To deliver Sustainability, we need to use Capitalism, not destroy it
So Sustainability continues to ride high in the UK news, despite the wet blanket of Brexit smothering our politics for the last three years. Parliament agreeing a climate emergency by backing a motion put forward by Jeremy Corbyn, the Government phasing out a number of single use plastics including stirrers, straws and cotton buds, and another school strike today (although when I ask my kids about it, I just get grunts).
This represents a huge business opportunity. Disruptive change means a break up of market domination and an opening up of possibilities for entrepreneurs. As a mango (green on the outside, orange/liberal on the inside), I don’t have much truck with the watermelon (red on the inside) total reliance on the state delivering Sustainability which seems to be the view, implicit or explicit, of many climate campaigners.
The renewables revolution in the UK happened because the state created the incentives for the market to respond and it did, with the cost of solar energy in particular plummeting as demand rose. So who gets to choose which renewable technology is ‘best’? Markets have a rather Darwinian way of getting rid of bad ideas and pushing forward the good. Yes they have barriers to entry, and this is where the state can invest and subsidise to accelerate progress, but, at the end of the day, technologies must be economically as well as environmentally sustainable.

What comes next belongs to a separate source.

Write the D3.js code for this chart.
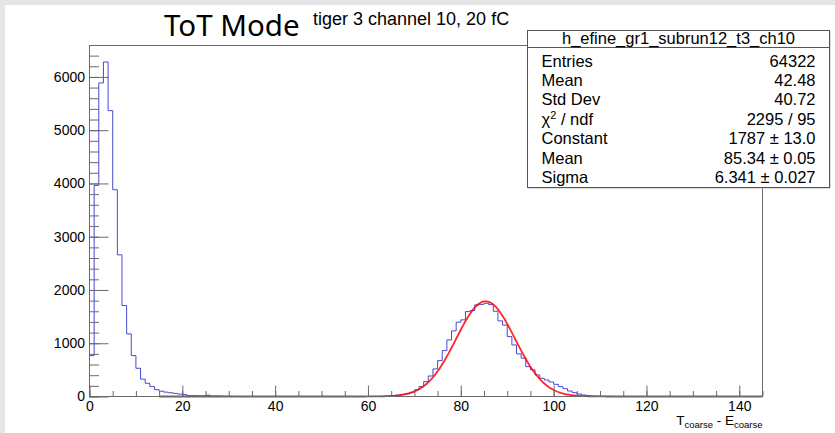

Another key element is the emergence of the energy 2.0 model of huge numbers of producer-consumers outside the traditional energy market. How would that work under a nationalised energy industry? Would, say, a whiskey distillery be allowed to sell clean energy from an in-house anaerobic digestion system?
I was inspired to become a Sustainability professional by the environmental devastation I witnessed in the former Soviet Union 20 years ago, which was a stark demonstration that state socialism can be as destructive as capitalism. I guess this is a plea to put the power of capitalism to good use – it’s the only way I can see of transforming our society to be sustainable.